Tying Together Web Design and Content Marketing - Darkstar Digital

Tying Together Web Design and Content Marketing

Tying Together Web Design and Content Marketing

Tying Together Web Design and Content Marketing

It’s not as difficult anymore to think about web design and content marketing as a conglomeration of parts or techniques that make up the whole website as a marketing tool. Changes in marketing over the past few years have really delivered some clear guidelines and goals that we as marketers and business owners should trust as the new way to do business online as they deliver real value to your visitors and make it easier to establish trusting relationships between your visitors and your business. They also help out a lot with search engine optimization and ranking, as SEO starts to deliver on the promise to deliver better value to web users.

Information Is The Heart Of Your Website

As a complete abstraction of information, how your visitors react and interact with the website is the heart of your digital marketing. Until you take this to heart, the connection with your prospects visitors and customers will not ring true and will not deliver the best returns on investment for your digital marketing spend.

It is fairly simple when we think about a blog article to focus on visitor interaction. Make it entertaining, make it useful, make it valuable. When writing a blog, you are telling a story and if you think about the information or the takeaway that you need a particular audience to focus on when they read the article you will attract better visitors more visitors and deliver more value to your prospects and visitors.

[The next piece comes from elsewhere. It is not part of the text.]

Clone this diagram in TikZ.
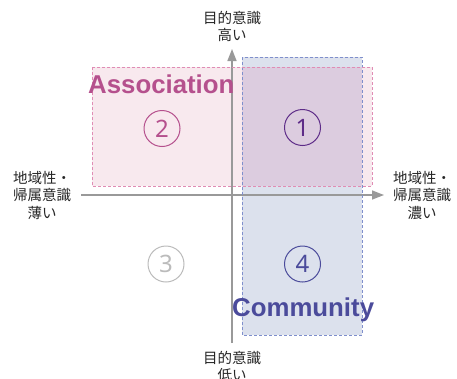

Even on product and service pages think about the content that you are delivering and the potential value to your prospects. How can you change your content to both attract and convert visitors into leads? Put yourself into the mindset of your visitors. What drives them? What would make them listen to you? What would make them return for more?

I think a quote by Jerry Seinfeld hits the mark fairly closely on this issue of directing visitors through content. “This whole idea of an attention span is, I think, a misnomer. People have an infinite attention span if you are entertaining them.”

 

Control The Visitor’s Eye

When you take on web design, the first thoughts and the process should be all about directing your visitors through your page to the most valuable content for that visitor. Use your colors, style elements, and information to easily direct their eye around the page in a quick motion. Keep the object groupings fairly bold and make the final destination obvious and the value easily discernible for web design visitors.

  • Always remember that the top left corner gets the attention first.
  • Keep in mind research such as the Gutenberg Diagram that describes how the eye will move through text heavy content naturally when you lay out your elements on the page.
  • Use the lower right terminal area for most Calls To Action as it will be the most natural place for your visitors to see the point.
  • Content is usually read in a F Pattern. Top left gets the most attention, with branching right patterns as the eye goes down the page.
  • Increase font size at the top of pages to give more importance to your initial value add.
  • Left side of the page gets more attention than the right. Menus are more effective in that placement.
  • You have 2.6 seconds of scanning before users will fixate on a certain section.
  • First impressions are formed in 0.2 seconds.

 

Consistency and Ease of Use

One of the biggest parts of keeping your visitors on the website is making everything consistent and easy-to-use. It may not be the best course of action to completely reimagine a user interface as there are many thousands of hours of research and development that have determined the best way to display and interact with your visitors. Make small changes to expected website behavior, but always keep the past in mind as a basis for your user interface design.

Menus should never change from page to page to avoid losing website users. Keep your calls to action in the same general area as you move throughout the website to keep them in your visitors’ minds.

 

Search Engine Optimization As A Byproduct Of Good Content

With the coming of age of Penguin and Panda, along with the dozen or so other major parts of the Google algorithms, we are finally to a point where value to the visitor drives SEO and search engine rankings.

Search engines are looking at how interesting and how valuable your content is to your visitors. Every time a visitor searches for your keywords in a search engine listing the engine is measuring which listing is being clicked, how long a visitor stays on your content, and where they end up after they leave your site. By focusing on value and interest we can reach an equilibrium where bounce rate and time on site are improved, which will dramatically improve how the search engines will rank your website pages.

The biggest issue that I have with the new ways that search engines rank websites is that newcomers to the SEO party may have to fight for months before they reach their audiences, and you might have to rely more on Pay Per Click advertising during your first years in business (Which is probably a big part of why Search Engines are built this way).

 

Conclusion

Put yourself in the shoes of your audience.

Imagine what they are searching for and how to fix their problems.

By controlling the eye and path of your users throughout the website and keeping they’re experienced consistent throughout we can remarkably improve their experience with your brand.

But at the base of it, the value  and how your visitors perceive your content is the new norm for search engine optimization and for user experience.